Task instructions: Your task is to repeat the lines below exactly, excluding any pictures they contain.

------------------------------------------------------------------------

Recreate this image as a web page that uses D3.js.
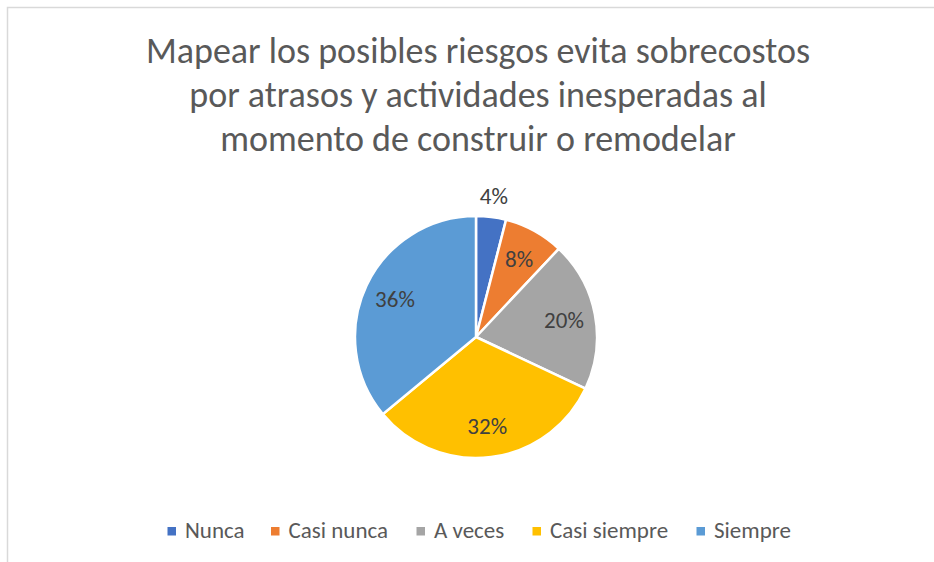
<!DOCTYPE html>
<html lang="es">
<head>
    <meta charset="UTF-8">
    <title>Mapear los posibles riesgos</title>
    <script src="https://d3js.org/d3.v7.min.js"></script>
    <style>
        body { margin: 0; background: #fff; }
        text { font-family: Calibri, Carlito, "Open Sans", sans-serif; }
    </style>
</head>
<body>
    <svg width="934" height="562"></svg>
    <script>
        const categories = ["Nunca", "Casi nunca", "A veces", "Casi siempre", "Siempre"];
        const values = [4, 8, 20, 32, 36];
        const colors = ["#4472C4", "#ED7D31", "#A5A5A5", "#FFC000", "#5B9BD5"];
        const titleLines = [
            "Mapear los posibles riesgos evita sobrecostos",
            "por atrasos y actividades inesperadas al",
            "momento de construir o remodelar"
        ];

        const data = categories.map((c, i) => ({ cat: c, val: values[i] }));
        const svg = d3.select("svg");

        // chart border (runs off right and bottom like the source)
        svg.append("rect")
            .attr("x", 7.5).attr("y", 7.5)
            .attr("width", 940).attr("height", 570)
            .attr("fill", "#fff")
            .attr("stroke", "#d9d9d9")
            .attr("stroke-width", 1.5);

        svg.append("g").selectAll("text")
            .data(titleLines)
            .join("text")
            .attr("x", 478)
            .attr("y", (d, i) => 63 + i * 44)
            .attr("text-anchor", "middle")
            .attr("font-size", 36)
            .attr("fill", "#595959")
            .text(d => d);

        const cx = 476, cy = 337, r = 121;
        const pie = d3.pie().value(d => d.val).sort(null);
        const arc = d3.arc().innerRadius(0).outerRadius(r);
        const inner = d3.arc().innerRadius(r * 0.74).outerRadius(r * 0.74);
        const outer = d3.arc().innerRadius(r + 21).outerRadius(r + 21);

        const g = svg.append("g").attr("transform", `translate(${cx},${cy})`);
        const arcs = pie(data);

        g.selectAll("path")
            .data(arcs)
            .join("path")
            .attr("d", arc)
            .attr("fill", (d, i) => colors[i])
            .attr("stroke", "#fff")
            .attr("stroke-width", 2.5);

        g.selectAll(".lbl")
            .data(arcs)
            .join("text")
            .attr("class", "lbl")
            .attr("transform", d => `translate(${(d.data.val < 5 ? outer : inner).centroid(d)})`)
            .attr("text-anchor", "middle")
            .attr("dy", "0.35em")
            .attr("font-size", 23)
            .attr("fill", "#404040")
            .text(d => d.data.val + "%");

        // legend
        const legendX = [185, 288.5, 434, 550, 714];
        const lg = svg.append("g").selectAll("g")
            .data(data)
            .join("g")
            .attr("transform", (d, i) => `translate(${legendX[i]},538)`);
        lg.append("rect")
            .attr("x", -17.5).attr("y", -11)
            .attr("width", 8.5).attr("height", 8.5)
            .attr("fill", (d, i) => colors[i]);
        lg.append("text")
            .attr("x", 0)
            .attr("font-size", 23)
            .attr("fill", "#595959")
            .text(d => d.cat);
    </script>
</body>
</html>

------------------------------------------------------------------------

Correct answer:
Recreate this image as a web page that uses D3.js.
<!DOCTYPE html>
<html lang="es">
<head>
    <meta charset="UTF-8">
    <title>Mapear los posibles riesgos</title>
    <script src="https://d3js.org/d3.v7.min.js"></script>
    <style>
        body { margin: 0; background: #fff; }
        text { font-family: Calibri, Carlito, "Open Sans", sans-serif; }
    </style>
</head>
<body>
    <svg width="934" height="562"></svg>
    <script>
        const categories = ["Nunca", "Casi nunca", "A veces", "Casi siempre", "Siempre"];
        const values = [4, 8, 20, 32, 36];
        const colors = ["#4472C4", "#ED7D31", "#A5A5A5", "#FFC000", "#5B9BD5"];
        const titleLines = [
            "Mapear los posibles riesgos evita sobrecostos",
            "por atrasos y actividades inesperadas al",
            "momento de construir o remodelar"
        ];

        const data = categories.map((c, i) => ({ cat: c, val: values[i] }));
        const svg = d3.select("svg");

        // chart border (runs off right and bottom like the source)
        svg.append("rect")
            .attr("x", 7.5).attr("y", 7.5)
            .attr("width", 940).attr("height", 570)
            .attr("fill", "#fff")
            .attr("stroke", "#d9d9d9")
            .attr("stroke-width", 1.5);

        svg.append("g").selectAll("text")
            .data(titleLines)
            .join("text")
            .attr("x", 478)
            .attr("y", (d, i) => 63 + i * 44)
            .attr("text-anchor", "middle")
            .attr("font-size", 36)
            .attr("fill", "#595959")
            .text(d => d);

        const cx = 476, cy = 337, r = 121;
        const pie = d3.pie().value(d => d.val).sort(null);
        const arc = d3.arc().innerRadius(0).outerRadius(r);
        const inner = d3.arc().innerRadius(r * 0.74).outerRadius(r * 0.74);
        const outer = d3.arc().innerRadius(r + 21).outerRadius(r + 21);

        const g = svg.append("g").attr("transform", `translate(${cx},${cy})`);
        const arcs = pie(data);

        g.selectAll("path")
            .data(arcs)
            .join("path")
            .attr("d", arc)
            .attr("fill", (d, i) => colors[i])
            .attr("stroke", "#fff")
            .attr("stroke-width", 2.5);

        g.selectAll(".lbl")
            .data(arcs)
            .join("text")
            .attr("class", "lbl")
            .attr("transform", d => `translate(${(d.data.val < 5 ? outer : inner).centroid(d)})`)
            .attr("text-anchor", "middle")
            .attr("dy", "0.35em")
            .attr("font-size", 23)
            .attr("fill", "#404040")
            .text(d => d.data.val + "%");

        // legend
        const legendX = [185, 288.5, 434, 550, 714];
        const lg = svg.append("g").selectAll("g")
            .data(data)
            .join("g")
            .attr("transform", (d, i) => `translate(${legendX[i]},538)`);
        lg.append("rect")
            .attr("x", -17.5).attr("y", -11)
            .attr("width", 8.5).attr("height", 8.5)
            .attr("fill", (d, i) => colors[i]);
        lg.append("text")
            .attr("x", 0)
            .attr("font-size", 23)
            .attr("fill", "#595959")
            .text(d => d.cat);
    </script>
</body>
</html>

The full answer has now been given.